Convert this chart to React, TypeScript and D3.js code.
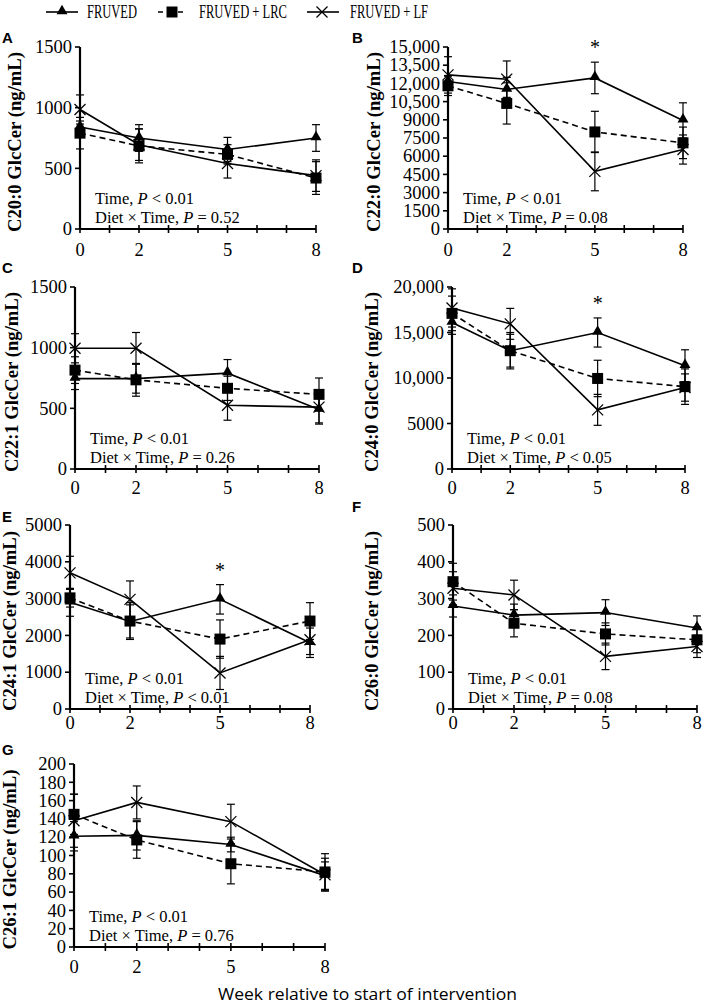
import React from "react";
import * as d3 from "d3";

// ---------- data ----------
const weeks = [0, 2, 5, 8];
const legendNames = ["FRUVED", "FRUVED + LRC", "FRUVED + LF"];
const letters = ["A", "B", "C", "D", "E", "F", "G"];
const yTitles = [
  "C20:0 GlcCer (ng/mL)",
  "C22:0 GlcCer (ng/mL)",
  "C22:1 GlcCer (ng/mL)",
  "C24:0 GlcCer (ng/mL)",
  "C24:1 GlcCer (ng/mL)",
  "C26:0 GlcCer (ng/mL)",
  "C26:1 GlcCer (ng/mL)",
];
const interactionP = ["= 0.52", "= 0.08", "= 0.26", "< 0.05", "< 0.01", "= 0.08", "= 0.76"];
const starPanels = [false, true, false, true, true, false, false];

const ticksA = [0, 500, 1000, 1500];
const ticksB = [0, 1500, 3000, 4500, 6000, 7500, 9000, 10500, 12000, 13500, 15000];
const ticksC = [0, 500, 1000, 1500];
const ticksD = [0, 5000, 10000, 15000, 20000];
const ticksE = [0, 1000, 2000, 3000, 4000, 5000];
const ticksF = [0, 100, 200, 300, 400, 500];
const ticksG = [0, 20, 40, 60, 80, 100, 120, 140, 160, 180, 200];

// A: C20:0
const aFruved = [840, 750, 655, 750];
const aFruvedErr = [50, 110, 100, 110];
const aLrc = [790, 685, 615, 420];
const aLrcErr = [130, 140, 80, 135];
const aLf = [985, 695, 540, 440];
const aLfErr = [120, 130, 120, 130];
// B: C22:0
const bFruved = [12150, 11500, 12450, 8950];
const bFruvedErr = [500, 1000, 1300, 1450];
const bLrc = [11800, 10350, 8000, 7100];
const bLrcErr = [800, 1700, 1700, 1300];
const bLf = [12700, 12350, 4750, 6550];
const bLfErr = [1500, 1500, 1600, 1200];
// C: C22:1
const cFruved = [745, 745, 790, 490];
const cFruvedErr = [90, 120, 112, 120];
const cLrc = [815, 735, 665, 615];
const cLrcErr = [110, 135, 100, 135];
const cLf = [995, 995, 525, 510];
const cLfErr = [120, 130, 123, 130];
// D: C24:0
const dFruved = [16100, 13000, 15000, 11350];
const dFruvedErr = [1300, 1800, 1600, 1750];
const dLrc = [17100, 13000, 9950, 9050];
const dLrcErr = [1900, 2000, 2000, 1950];
const dLf = [17700, 15950, 6500, 8950];
const dLfErr = [2100, 1700, 1700, 1500];
// E: C24:1
const eFruved = [2900, 2380, 2980, 1800];
const eFruvedErr = [380, 450, 400, 400];
const eLrc = [3020, 2390, 1900, 2390];
const eLrcErr = [250, 500, 520, 500];
const eLf = [3700, 2980, 980, 1880];
const eLfErr = [450, 500, 450, 400];
// F: C26:0
const fFruved = [280, 255, 262, 220];
const fFruvedErr = [30, 30, 35, 33];
const fLrc = [346, 233, 204, 188];
const fLrcErr = [50, 37, 30, 35];
const fLf = [328, 310, 143, 170];
const fLfErr = [45, 40, 36, 30];
// G: C26:1
const gFruved = [121, 122, 112, 78];
const gFruvedErr = [16, 16, 8, 15];
const gLrc = [145, 117, 91, 82];
const gLrcErr = [22, 20, 22, 20];
const gLf = [138, 158, 137, 79];
const gLfErr = [29, 18, 19, 18];

// ---------- layout ----------
const layout = [
  { x0: 80, x8: 316, yTop: 47, yBot: 229, labX: 15, lblDy: 27, letterX: 2, letterY: 43 },
  { x0: 448, x8: 683, yTop: 47, yBot: 229, labX: 374, lblDy: 27, letterX: 352, letterY: 43 },
  { x0: 75, x8: 319, yTop: 287, yBot: 469, labX: 12, lblDy: 25, letterX: 2, letterY: 273 },
  { x0: 452, x8: 685, yTop: 287, yBot: 469, labX: 372, lblDy: 25, letterX: 352, letterY: 273 },
  { x0: 70, x8: 310, yTop: 525, yBot: 709, labX: 10, lblDy: 20, letterX: 2, letterY: 522 },
  { x0: 453, x8: 697, yTop: 525, yBot: 709, labX: 372, lblDy: 20, letterX: 352, letterY: 512 },
  { x0: 74, x8: 325, yTop: 764, yBot: 947, labX: 10, lblDy: 26, letterX: 2, letterY: 755 },
];

const panelData = [
  { ticks: ticksA, s: [[aFruved, aFruvedErr], [aLrc, aLrcErr], [aLf, aLfErr]] },
  { ticks: ticksB, s: [[bFruved, bFruvedErr], [bLrc, bLrcErr], [bLf, bLfErr]] },
  { ticks: ticksC, s: [[cFruved, cFruvedErr], [cLrc, cLrcErr], [cLf, cLfErr]] },
  { ticks: ticksD, s: [[dFruved, dFruvedErr], [dLrc, dLrcErr], [dLf, dLfErr]] },
  { ticks: ticksE, s: [[eFruved, eFruvedErr], [eLrc, eLrcErr], [eLf, eLfErr]] },
  { ticks: ticksF, s: [[fFruved, fFruvedErr], [fLrc, fLrcErr], [fLf, fLfErr]] },
  { ticks: ticksG, s: [[gFruved, gFruvedErr], [gLrc, gLrcErr], [gLf, gLfErr]] },
];

const SERIF = "'Liberation Serif', 'Times New Roman', serif";
const SANS = "'Liberation Sans', Arial, sans-serif";
const fmt = (v: number) => (v >= 10000 ? d3.format(",")(v) : String(v));

const triPath = d3.symbol(d3.symbolTriangle, 52)()!;
const sqPath = d3.symbol(d3.symbolSquare, 121)()!;

function Marker({ kind, x, y }: { kind: number; x: number; y: number }) {
  if (kind === 0) return <path d={triPath} transform={`translate(${x},${y - 1})`} fill="#000" />;
  if (kind === 1) return <path d={sqPath} transform={`translate(${x},${y})`} fill="#000" />;
  const r = 5.5;
  return (
    <g stroke="#000" strokeWidth={1.3}>
      <line x1={x - r} y1={y - r} x2={x + r} y2={y + r} />
      <line x1={x - r} y1={y + r} x2={x + r} y2={y - r} />
    </g>
  );
}

function Panel({ idx }: { idx: number }) {
  const L = layout[idx];
  const D = panelData[idx];
  const yMax = D.ticks[D.ticks.length - 1];
  const x = d3.scaleLinear().domain([0, 8]).range([L.x0, L.x8]);
  const y = d3.scaleLinear().domain([0, yMax]).range([L.yBot, L.yTop]);
  const line = d3
    .line<number>()
    .x((_, i) => x(weeks[i]))
    .y((v) => y(v));
  const minor = d3.range(0, 9);
  return (
    <g>
      <text x={L.letterX} y={L.letterY} fontFamily={SANS} fontWeight="bold" fontSize={15}>
        {letters[idx]}
      </text>
      {/* y title */}
      <text
        transform={`translate(${L.labX},${(L.yTop + L.yBot) / 2 + 4}) rotate(-90)`}
        textAnchor="middle"
        dominantBaseline="central"
        fontFamily={SERIF}
        fontWeight="bold"
        fontSize={18}
        textLength={180}
        lengthAdjust="spacingAndGlyphs"
      >
        {yTitles[idx]}
      </text>
      {/* axes */}
      <line x1={L.x0} x2={L.x0} y1={L.yTop} y2={L.yBot} stroke="#000" strokeWidth={2.2} />
      <line x1={L.x0} x2={L.x8} y1={L.yBot} y2={L.yBot} stroke="#000" strokeWidth={2.2} />
      {D.ticks.map((t) => (
        <g key={t}>
          <line x1={L.x0 - 5} x2={L.x0} y1={y(t)} y2={y(t)} stroke="#000" strokeWidth={1.6} />
          <text x={L.x0 - 8} y={y(t)} dy="0.34em" textAnchor="end" fontFamily={SERIF} fontSize={18.5}>
            {fmt(t)}
          </text>
        </g>
      ))}
      {minor.map((w) => (
        <line key={w} x1={x(w)} x2={x(w)} y1={L.yBot - 4} y2={L.yBot + 4} stroke="#000" strokeWidth={1.6} />
      ))}
      {weeks.map((w) => (
        <text key={w} x={x(w)} y={L.yBot + L.lblDy} textAnchor="middle" fontFamily={SERIF} fontSize={18.5}>
          {w}
        </text>
      ))}
      {/* error bars */}
      {D.s.map(([vals, errs], si) =>
        vals.map((v, i) => (
          <g key={`e${si}-${i}`} stroke="#000" strokeWidth={1.2}>
            <line x1={x(weeks[i])} x2={x(weeks[i])} y1={y(v - errs[i])} y2={y(v + errs[i])} />
            <line x1={x(weeks[i]) - 4} x2={x(weeks[i]) + 4} y1={y(v + errs[i])} y2={y(v + errs[i])} />
            <line x1={x(weeks[i]) - 4} x2={x(weeks[i]) + 4} y1={y(v - errs[i])} y2={y(v - errs[i])} />
          </g>
        ))
      )}
      {/* lines */}
      {D.s.map(([vals], si) => (
        <path
          key={`l${si}`}
          d={line(vals)!}
          fill="none"
          stroke="#000"
          strokeWidth={1.6}
          strokeDasharray={si === 1 ? "6,4" : undefined}
        />
      ))}
      {/* markers */}
      {D.s.map(([vals], si) =>
        vals.map((v, i) => <Marker key={`m${si}-${i}`} kind={si} x={x(weeks[i])} y={y(v)} />)
      )}
      {starPanels[idx] && (
        <text
          x={x(5)}
          y={y(D.s[0][0][2] + D.s[0][1][2]) - 8}
          textAnchor="middle"
          fontFamily={SERIF}
          fontSize={20}
        >
          *
        </text>
      )}
      {/* annotation */}
      <text x={L.x0 + 15} y={L.yBot - 25} fontFamily={SERIF} fontSize={16.5}>
        Time, <tspan fontStyle="italic">P</tspan> {"< 0.01"}
      </text>
      <text x={L.x0 + 15} y={L.yBot - 6} fontFamily={SERIF} fontSize={16.5}>
        Diet × Time, <tspan fontStyle="italic">P</tspan> {interactionP[idx]}
      </text>
    </g>
  );
}

function Legend() {
  const items = [
    { x1: 46, x2: 78, mx: 62, tx: 87, tl: 50 },
    { x1: 158, x2: 185, mx: 172, tx: 199, tl: 88 },
    { x1: 307, x2: 339, mx: 322, tx: 350, tl: 78 },
  ];
  return (
    <g>
      {items.map((it, i) => (
        <g key={i}>
          <line x1={it.x1} x2={it.x2} y1={12} y2={12} stroke="#000" strokeWidth={1.6} strokeDasharray={i === 1 ? "5,5" : undefined} />
          <Marker kind={i} x={it.mx} y={12} />
          <text x={it.tx} y={17.5} fontFamily={SERIF} fontSize={18} textLength={it.tl} lengthAdjust="spacingAndGlyphs">
            {legendNames[i]}
          </text>
        </g>
      ))}
    </g>
  );
}

export default function App() {
  return (
    <svg
      width={709}
      height={1006}
      style={{ position: "absolute", left: 0, top: 0, background: "#fff" }}
    >
      <rect width={709} height={1006} fill="#fff" />
      <Legend />
      {letters.map((_, i) => (
        <Panel key={i} idx={i} />
      ))}
      <text x={218} y={1000} fontFamily="'Open Sans', 'Noto Sans', sans-serif" fontSize={17} textLength={299} lengthAdjust="spacingAndGlyphs">
        Week relative to start of intervention
      </text>
    </svg>
  );
}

****

▸ **What to do**:
Write out an exact copy of the listing, first line through the line containing "import * as", with the pictures left out.

▸ **Answer to this task**:
Convert this chart to React, TypeScript and D3.js code.
import React from "react";
import * as d3 from "d3";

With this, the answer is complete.